**Requirements**
Everything from the line with "What matplotlib code" through the line with "plt.rcParams['font.family'] = ['Lato', 'DejaVu", inclusive, should be repeated exactly, except the pictures.

(Source code of charts)
= = = = = = =
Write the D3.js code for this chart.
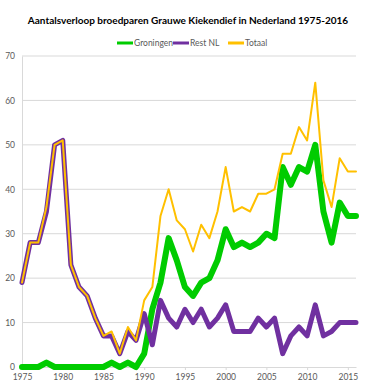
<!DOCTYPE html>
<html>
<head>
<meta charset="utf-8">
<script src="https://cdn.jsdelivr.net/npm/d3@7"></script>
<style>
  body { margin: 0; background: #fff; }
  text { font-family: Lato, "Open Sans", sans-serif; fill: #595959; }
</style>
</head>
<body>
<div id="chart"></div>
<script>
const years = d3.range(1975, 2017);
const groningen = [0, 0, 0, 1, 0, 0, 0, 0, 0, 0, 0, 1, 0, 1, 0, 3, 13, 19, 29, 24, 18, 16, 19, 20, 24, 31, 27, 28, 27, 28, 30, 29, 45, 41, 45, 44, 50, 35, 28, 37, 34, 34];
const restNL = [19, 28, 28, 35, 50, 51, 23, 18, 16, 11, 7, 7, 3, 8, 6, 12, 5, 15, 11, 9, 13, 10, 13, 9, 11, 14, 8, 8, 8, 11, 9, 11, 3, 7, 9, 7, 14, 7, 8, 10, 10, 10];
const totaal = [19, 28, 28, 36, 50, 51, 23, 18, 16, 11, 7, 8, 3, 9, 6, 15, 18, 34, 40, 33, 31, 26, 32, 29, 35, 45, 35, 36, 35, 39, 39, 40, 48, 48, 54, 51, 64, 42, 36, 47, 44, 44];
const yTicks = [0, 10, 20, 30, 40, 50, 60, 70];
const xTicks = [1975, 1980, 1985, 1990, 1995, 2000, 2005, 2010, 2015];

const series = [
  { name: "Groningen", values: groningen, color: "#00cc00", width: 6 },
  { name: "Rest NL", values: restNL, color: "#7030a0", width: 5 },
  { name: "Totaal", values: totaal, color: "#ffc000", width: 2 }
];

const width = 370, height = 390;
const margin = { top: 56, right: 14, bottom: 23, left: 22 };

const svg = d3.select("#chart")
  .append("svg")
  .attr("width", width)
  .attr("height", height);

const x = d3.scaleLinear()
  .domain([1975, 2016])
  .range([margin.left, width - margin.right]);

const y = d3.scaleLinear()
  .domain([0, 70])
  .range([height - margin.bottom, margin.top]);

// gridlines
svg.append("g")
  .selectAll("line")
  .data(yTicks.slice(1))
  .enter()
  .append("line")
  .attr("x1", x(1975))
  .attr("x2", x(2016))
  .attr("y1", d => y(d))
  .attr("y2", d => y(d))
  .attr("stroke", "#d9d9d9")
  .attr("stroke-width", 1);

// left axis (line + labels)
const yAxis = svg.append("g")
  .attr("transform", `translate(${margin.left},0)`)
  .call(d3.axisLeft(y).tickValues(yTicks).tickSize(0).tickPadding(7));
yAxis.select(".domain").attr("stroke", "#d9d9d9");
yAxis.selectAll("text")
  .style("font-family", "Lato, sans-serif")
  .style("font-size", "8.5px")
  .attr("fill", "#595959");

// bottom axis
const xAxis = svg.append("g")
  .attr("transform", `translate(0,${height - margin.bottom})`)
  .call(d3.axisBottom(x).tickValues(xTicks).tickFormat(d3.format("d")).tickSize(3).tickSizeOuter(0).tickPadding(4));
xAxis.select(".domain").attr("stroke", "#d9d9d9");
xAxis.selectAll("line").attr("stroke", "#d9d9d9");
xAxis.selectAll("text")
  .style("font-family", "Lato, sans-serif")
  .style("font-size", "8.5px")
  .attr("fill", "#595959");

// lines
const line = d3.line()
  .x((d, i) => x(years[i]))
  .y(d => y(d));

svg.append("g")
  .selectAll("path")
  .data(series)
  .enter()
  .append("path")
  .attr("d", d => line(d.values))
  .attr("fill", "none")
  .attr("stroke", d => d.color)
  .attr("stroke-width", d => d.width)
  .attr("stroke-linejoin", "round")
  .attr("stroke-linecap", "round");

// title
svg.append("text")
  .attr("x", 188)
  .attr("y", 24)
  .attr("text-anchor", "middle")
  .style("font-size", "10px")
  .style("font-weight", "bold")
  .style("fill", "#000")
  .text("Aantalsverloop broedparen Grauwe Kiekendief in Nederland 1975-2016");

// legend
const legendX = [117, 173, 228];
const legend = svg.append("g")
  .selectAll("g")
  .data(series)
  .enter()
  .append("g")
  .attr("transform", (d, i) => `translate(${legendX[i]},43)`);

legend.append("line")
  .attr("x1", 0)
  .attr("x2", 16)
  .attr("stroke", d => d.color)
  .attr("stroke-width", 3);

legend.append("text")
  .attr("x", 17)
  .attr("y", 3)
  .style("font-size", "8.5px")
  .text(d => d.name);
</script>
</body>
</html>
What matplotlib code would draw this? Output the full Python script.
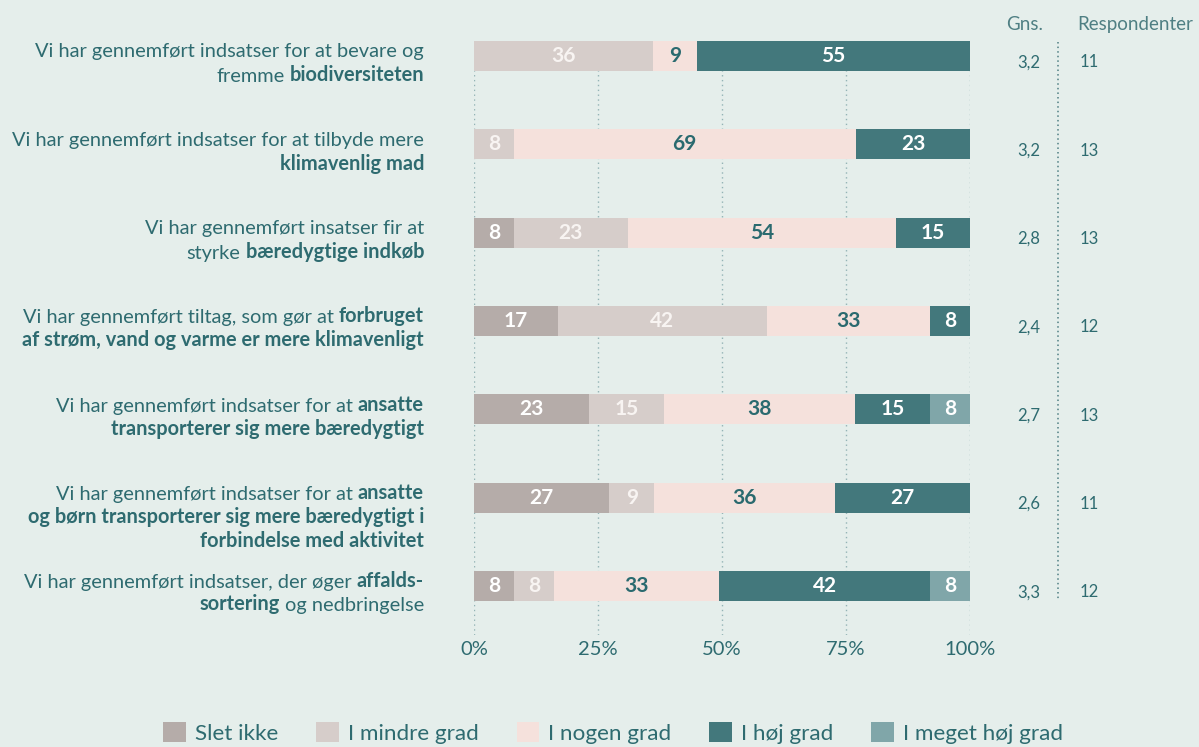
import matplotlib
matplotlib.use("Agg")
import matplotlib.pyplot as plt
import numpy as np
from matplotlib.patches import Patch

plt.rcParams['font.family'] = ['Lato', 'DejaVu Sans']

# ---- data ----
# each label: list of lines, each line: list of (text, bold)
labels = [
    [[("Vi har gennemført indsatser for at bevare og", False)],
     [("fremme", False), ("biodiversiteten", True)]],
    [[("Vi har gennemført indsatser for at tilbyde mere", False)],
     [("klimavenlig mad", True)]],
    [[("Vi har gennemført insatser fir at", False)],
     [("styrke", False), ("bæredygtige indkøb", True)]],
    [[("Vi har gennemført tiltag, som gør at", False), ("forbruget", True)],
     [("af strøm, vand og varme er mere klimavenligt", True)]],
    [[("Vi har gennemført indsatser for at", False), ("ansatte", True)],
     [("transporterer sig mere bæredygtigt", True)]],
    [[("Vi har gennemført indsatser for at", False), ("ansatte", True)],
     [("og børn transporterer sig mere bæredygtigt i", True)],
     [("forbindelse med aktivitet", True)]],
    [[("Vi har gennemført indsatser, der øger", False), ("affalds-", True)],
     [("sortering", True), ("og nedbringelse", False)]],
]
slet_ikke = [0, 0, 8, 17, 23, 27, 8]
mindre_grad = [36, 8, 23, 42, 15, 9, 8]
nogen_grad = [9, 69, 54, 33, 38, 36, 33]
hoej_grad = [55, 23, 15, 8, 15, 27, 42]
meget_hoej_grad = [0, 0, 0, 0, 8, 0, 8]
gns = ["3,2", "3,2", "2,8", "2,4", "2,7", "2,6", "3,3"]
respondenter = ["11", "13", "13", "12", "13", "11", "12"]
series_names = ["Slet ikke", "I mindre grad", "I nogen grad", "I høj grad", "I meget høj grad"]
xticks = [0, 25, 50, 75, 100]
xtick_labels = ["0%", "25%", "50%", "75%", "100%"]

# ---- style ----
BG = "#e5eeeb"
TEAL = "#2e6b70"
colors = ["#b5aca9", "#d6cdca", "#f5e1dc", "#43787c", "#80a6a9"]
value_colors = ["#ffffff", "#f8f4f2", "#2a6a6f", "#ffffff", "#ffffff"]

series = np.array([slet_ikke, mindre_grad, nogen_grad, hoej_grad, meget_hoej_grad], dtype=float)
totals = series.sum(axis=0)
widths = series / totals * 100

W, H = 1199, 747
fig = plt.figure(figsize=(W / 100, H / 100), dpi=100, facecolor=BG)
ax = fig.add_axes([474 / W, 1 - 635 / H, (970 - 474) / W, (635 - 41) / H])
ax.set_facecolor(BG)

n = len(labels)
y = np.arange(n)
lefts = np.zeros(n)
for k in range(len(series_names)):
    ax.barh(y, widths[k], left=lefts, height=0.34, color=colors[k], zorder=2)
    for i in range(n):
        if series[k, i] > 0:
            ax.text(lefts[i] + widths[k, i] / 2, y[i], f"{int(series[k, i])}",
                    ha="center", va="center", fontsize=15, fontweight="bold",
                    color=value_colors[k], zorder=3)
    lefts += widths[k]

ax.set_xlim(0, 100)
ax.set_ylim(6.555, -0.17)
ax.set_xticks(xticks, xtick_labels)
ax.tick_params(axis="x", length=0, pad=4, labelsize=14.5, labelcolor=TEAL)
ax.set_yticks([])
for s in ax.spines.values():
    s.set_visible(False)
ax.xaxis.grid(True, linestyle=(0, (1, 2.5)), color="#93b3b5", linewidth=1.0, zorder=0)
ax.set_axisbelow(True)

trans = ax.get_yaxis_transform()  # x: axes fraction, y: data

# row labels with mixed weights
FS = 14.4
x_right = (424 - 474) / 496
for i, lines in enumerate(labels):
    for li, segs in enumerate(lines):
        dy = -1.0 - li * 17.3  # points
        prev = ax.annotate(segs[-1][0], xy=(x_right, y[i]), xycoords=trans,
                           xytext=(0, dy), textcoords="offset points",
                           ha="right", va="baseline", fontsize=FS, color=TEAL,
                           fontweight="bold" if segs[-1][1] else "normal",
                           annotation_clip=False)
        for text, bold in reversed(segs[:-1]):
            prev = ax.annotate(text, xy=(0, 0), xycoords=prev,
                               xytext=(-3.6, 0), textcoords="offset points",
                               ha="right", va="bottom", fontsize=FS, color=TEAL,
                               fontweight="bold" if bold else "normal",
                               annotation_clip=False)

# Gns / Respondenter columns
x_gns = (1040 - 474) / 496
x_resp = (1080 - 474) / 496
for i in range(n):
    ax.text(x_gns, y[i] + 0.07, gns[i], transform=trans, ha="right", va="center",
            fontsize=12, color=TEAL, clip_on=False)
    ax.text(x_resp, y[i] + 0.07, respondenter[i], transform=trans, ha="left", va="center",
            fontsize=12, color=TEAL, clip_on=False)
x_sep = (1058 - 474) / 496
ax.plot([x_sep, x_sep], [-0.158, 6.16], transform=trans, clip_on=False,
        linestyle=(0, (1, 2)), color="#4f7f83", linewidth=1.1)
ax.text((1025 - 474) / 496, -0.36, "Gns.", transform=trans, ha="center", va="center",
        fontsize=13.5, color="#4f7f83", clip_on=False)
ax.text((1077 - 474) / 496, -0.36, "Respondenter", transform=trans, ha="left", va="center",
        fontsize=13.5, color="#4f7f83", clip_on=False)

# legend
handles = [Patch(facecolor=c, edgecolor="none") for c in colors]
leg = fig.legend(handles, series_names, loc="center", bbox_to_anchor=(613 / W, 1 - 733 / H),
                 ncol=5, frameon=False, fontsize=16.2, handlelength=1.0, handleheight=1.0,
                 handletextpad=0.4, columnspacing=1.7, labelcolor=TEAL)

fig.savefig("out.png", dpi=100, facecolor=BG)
= = = = = = =
**Finished answer**
What matplotlib code would draw this? Output the full Python script.
import matplotlib
matplotlib.use("Agg")
import matplotlib.pyplot as plt
import numpy as np
from matplotlib.patches import Patch

plt.rcParams['font.family'] = ['Lato', 'DejaVu Sans']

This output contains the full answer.